We all do it. Make excuses why something wasn't done, finished, or worse even started, as they say, "on time." According to my handy dandy Oxford American Dictionary, which it is because it always sits next to my computer desk, the definition of each are as follows.
Excuse.-- "an attempt to lessen the blame attaching to fault or offense; seek to defend or jusify."
Reason.--"a cause, explanation or justification for an action or event."
How often do we confuse the two using them interchangeably? I used to, and may still on occasion, but I try now to separate the two in my mind and speech. Why the interest?
Well, for one at work over my 27+ years I was a staff employee, supervisor and technical manager. As a staffer I was always held to deadline and schedules for field work and data production. That's expected and reasonable in most cases, and I had the occasional good boss who understood things change and to be flexible.
And I had some bosses who weren't micro-managers, only outlining the work and overall time frame, and left the rest to you to organize and manage your work and time. Unfortunately, the USGS is like many organizations, who don't have enough of these bosses and an abundance of ones who overschedule and under estimate time to put staffers in constant speed mode - the do more with less theory that never works. But that's another story.
For about seven years I was also a section chief and supervisor. And yes, I did learn and was thought to be a good boss who did what worked, meaning outline and delegate, and then get out of the way. Part of my job was to represent the staff to management, accept blame when things didn't work out and praise always went to the employee, something else I learned to do from being a staffer. And again, that's another story.
After my supervisory time I became a senior technical manager. And that's where I learned excuses and reasons. You see my job was about thinking, planning, organizing, and writing, with do work as time permitted. I didn't supervise anyone but often guided others. Some of the tasks were strictly mine because we lacked the staff, and that's where I had to learn office politics more than at any time before.

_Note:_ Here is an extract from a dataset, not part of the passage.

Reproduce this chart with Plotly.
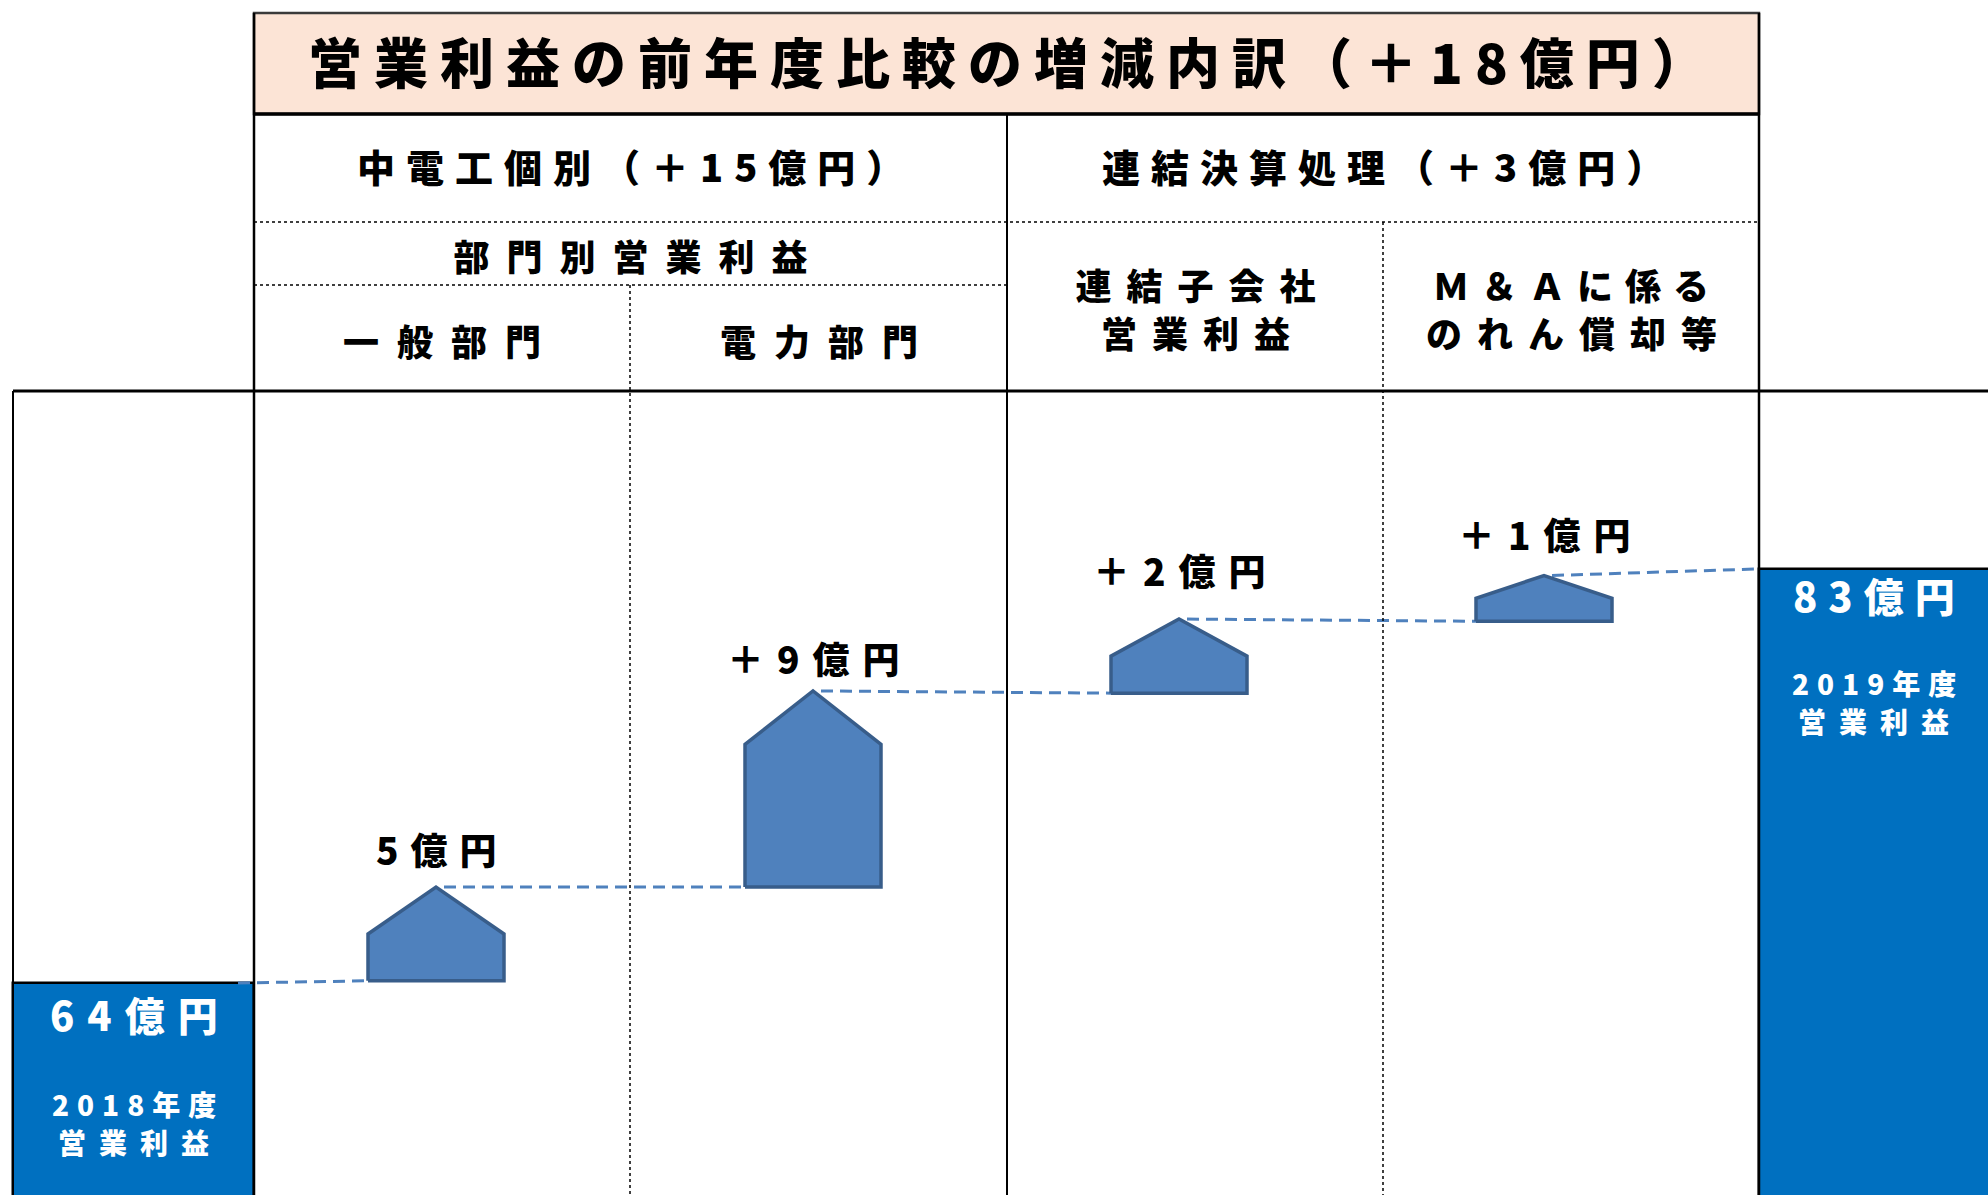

You see bosses like definitive answers, but my work was always fluid and dynamic. We had the gamut of work in terms of resources, time, money, etc. so I had to fit everything in so nothing was lost. Well it works until you have 150% workload to fit into 100% of the time. Everything just doesn't fit, but my boss had these ideas it did. And since he hadn't really done the work to know, he had difficulty accepting either excuses or reasons.
I wasn't alone as someone who reported to him, so we all had to learn reasons matter and excuses only gets you in trouble, especially on your performance evaluations. In effect you have to shift from excuses they want to hear to blame you to reasons that they were the cause. This creates the pause you need to make them think, which you can they turn into excuses they must make to you.
Nifty huh? Well didn't always work, as I learned my last year, and my boss just ignored the reasons since they pointed to him and not me. But he lost when I appealed his decisions and won. But that's really another story altogether about life in the USGS. Anyway, I retired remembering the difference.
Except in my personal life, I'm a great procrastinator, especially in retirement because it only effects me, and If I don't see any harm, I can simply put something off into the future. The underlying cause is another matter, but I can explain it away. It's really self-delusion, but works sometimes to simply put aside something that isn't important or won't hurt anything if delayed.
In short, you have excuses for inaction but you have reasons actions or events that inhibited your inaction. Excuse is about the inaction itself and reason is about actions around the inaction. Excuse is about the why of the inaction and reason is about the why of the other actions.